The upheaval that followed the death of Freddie Gray in April 2015 had an undeniable effect on the political career of Mayor Stephanie Rawlings-Blake.
Just as she was getting ready for a re-election campaign against her predecessor, she decided to leave public office. She will have been in Baltimore city government for 21 years when her term ends in December.
But Rawlings-Blake was already facing challenges before the unrest.
One indication came when she was introduced at Gray’s funeral a received a half-hearted round of applause. Former Mayor Sheila Dixon received cheers and applause that lasted more than 30 seconds.
Retired Johns Hopkins University Political Science Professor Matthew Crenson says the crowd was speaking more to Rawlings-Blake than to Dixon.
“I think they were saying whatever Sheila may have done, we felt that the city was doing well then,” says Crenson, who adds Dixon has a better public image than Rawlings-Blake, despite being forced from office in a corruption scandal.
“What Dixon did was to project the image of an energetic, effective mayor,” he says. “It’s what Rawlings-Blake seems to be incapable of doing.”
John Willis, a political science professor at the University of Baltimore, says a mayor’s public image, built through radio, television and newspaper reports, helps build public trust.
“The media is an important part of building that relationship between the public and whatever office you hold,” he says.
Rawlings-Blake declined to comment through her assistant Lindsay Hill. Hill said neither the mayor nor her spokesman, Howard Libit, felt comfortable answering questions regarding her critics.
Mayor vs. the media
Rawlings-Blake has been combative at times with the media.
Two years ago, she rebuked a reporter for asking her about homicide clearance rates when she was announcing a drop in homicides for the first half of 2014.

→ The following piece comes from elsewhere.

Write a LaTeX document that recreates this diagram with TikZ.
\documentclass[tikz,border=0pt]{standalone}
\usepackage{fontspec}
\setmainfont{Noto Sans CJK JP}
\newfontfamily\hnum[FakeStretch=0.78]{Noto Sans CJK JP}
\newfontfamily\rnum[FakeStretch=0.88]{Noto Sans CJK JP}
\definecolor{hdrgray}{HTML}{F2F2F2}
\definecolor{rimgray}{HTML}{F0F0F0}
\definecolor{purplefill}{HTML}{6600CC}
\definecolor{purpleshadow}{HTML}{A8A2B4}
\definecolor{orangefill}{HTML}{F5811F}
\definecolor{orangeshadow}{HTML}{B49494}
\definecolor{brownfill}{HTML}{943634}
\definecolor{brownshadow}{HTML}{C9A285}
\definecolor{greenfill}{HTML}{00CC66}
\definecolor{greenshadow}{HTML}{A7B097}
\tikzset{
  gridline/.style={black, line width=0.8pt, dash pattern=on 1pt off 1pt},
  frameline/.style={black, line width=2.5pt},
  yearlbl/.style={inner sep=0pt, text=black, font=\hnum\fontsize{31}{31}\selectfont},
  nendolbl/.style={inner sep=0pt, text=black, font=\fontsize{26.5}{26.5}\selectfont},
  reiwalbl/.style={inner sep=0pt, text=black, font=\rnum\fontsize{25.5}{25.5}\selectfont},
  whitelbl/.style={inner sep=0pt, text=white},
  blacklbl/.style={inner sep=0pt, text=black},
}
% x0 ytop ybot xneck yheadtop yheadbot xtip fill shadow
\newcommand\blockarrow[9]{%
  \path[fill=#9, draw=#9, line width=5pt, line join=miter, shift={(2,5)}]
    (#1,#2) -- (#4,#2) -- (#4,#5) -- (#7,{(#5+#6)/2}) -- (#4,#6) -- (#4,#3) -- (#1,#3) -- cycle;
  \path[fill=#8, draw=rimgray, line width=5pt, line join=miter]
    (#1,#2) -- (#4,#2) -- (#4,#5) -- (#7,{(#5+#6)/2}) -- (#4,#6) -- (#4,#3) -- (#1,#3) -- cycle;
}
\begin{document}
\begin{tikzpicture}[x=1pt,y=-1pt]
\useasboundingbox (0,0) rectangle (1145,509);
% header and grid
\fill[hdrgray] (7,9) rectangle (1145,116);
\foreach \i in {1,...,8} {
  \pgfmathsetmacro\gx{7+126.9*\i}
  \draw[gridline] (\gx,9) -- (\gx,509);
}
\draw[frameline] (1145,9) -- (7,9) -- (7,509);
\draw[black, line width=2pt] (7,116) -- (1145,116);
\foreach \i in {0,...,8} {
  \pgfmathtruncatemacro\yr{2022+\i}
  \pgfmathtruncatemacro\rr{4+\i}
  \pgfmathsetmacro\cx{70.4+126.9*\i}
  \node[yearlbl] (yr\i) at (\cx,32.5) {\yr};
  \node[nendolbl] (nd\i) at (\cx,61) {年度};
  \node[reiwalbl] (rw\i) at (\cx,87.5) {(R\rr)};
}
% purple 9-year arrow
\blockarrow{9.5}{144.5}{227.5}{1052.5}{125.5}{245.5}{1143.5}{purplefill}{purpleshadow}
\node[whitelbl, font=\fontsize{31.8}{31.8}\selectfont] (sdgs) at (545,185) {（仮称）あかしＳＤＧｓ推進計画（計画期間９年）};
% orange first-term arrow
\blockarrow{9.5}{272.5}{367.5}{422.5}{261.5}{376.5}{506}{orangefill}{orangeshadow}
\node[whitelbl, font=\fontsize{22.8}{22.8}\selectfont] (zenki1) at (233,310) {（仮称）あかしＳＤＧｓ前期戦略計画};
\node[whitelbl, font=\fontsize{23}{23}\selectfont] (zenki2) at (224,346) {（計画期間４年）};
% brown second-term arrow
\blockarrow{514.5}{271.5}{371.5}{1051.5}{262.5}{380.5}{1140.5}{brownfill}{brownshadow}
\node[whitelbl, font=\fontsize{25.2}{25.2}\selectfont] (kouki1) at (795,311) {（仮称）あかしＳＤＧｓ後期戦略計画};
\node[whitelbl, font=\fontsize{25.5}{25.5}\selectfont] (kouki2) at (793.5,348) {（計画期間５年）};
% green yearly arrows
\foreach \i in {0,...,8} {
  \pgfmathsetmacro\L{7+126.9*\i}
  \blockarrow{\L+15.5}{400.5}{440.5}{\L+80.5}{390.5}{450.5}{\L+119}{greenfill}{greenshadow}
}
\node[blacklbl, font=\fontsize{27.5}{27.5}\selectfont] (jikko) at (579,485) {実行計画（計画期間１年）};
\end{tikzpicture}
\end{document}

“I know it’s very difficult for you to see any positive news in what we’re doing; you are very glass half empty,” she said.
When asked about about complaints her administration favored downtown development over revitalizing neighborhoods, she said “I’m sick of people asking questions that don’t make sense.”
Willis says fighting the media is not helpful for a mayor trying to achieve a policy objective.
“There may be members of the public that agree with you, but in terms of accomplishing your objectives, it ultimately is going to harm your objectives,” he says.
The public view
Critics also have complained that Rawlings-Blake is aloof and projects no sense of urgency.
“Where’s our mayor?” Sandtown resident Sheila Conway asked during protests outside of the Western District Police Station last year. “Where she at? She ain’t here.”
Ebony Diggs, of East Baltimore, who was outside a mayor’s event in Edmonson Village Tuesday, said Rawlings-Blake is disconnected with the community.
“She’s not in the community,” she said. “If you not in it, you can’t be really for it; you only see what you see.”
Her brother, Jezber Diggs, said he wants a mayor that is “not afraid of” the public.
“See how you’re standing here solo by yourself [interviewing people]?” he asked. “I don’t think she would do that; I think she is afraid of some of the public.”
Both professors Willis and Crenson say Rawlings-Blake had a perfect opportunity to prove her critics wrong during the unrest, but she missed it.
Crenson says she could have been highly visible; fitting the image of the messiah mayor that cities have long looked towards to solve problems. But that’s not her style.
“She more than most, I think, fell short of projecting that image,” Crenson says, while at the same time cautioning that projecting that image “doesn’t necessarily mean you’re accomplishing anything.”
Willis says the mayor knows the issues and has been governing. But she’s often frustrated with getting people to understand her thought process behind decisions.
“When that frustration comes through, it’s not received well by either the council or the public,” he says.
Both observers say the mayor has a mixed record when it comes to how she has governed after the riots and that history will be much kinder to her. Crenson in particular credits Rawlings-Blake for not losing a single life during the unrest.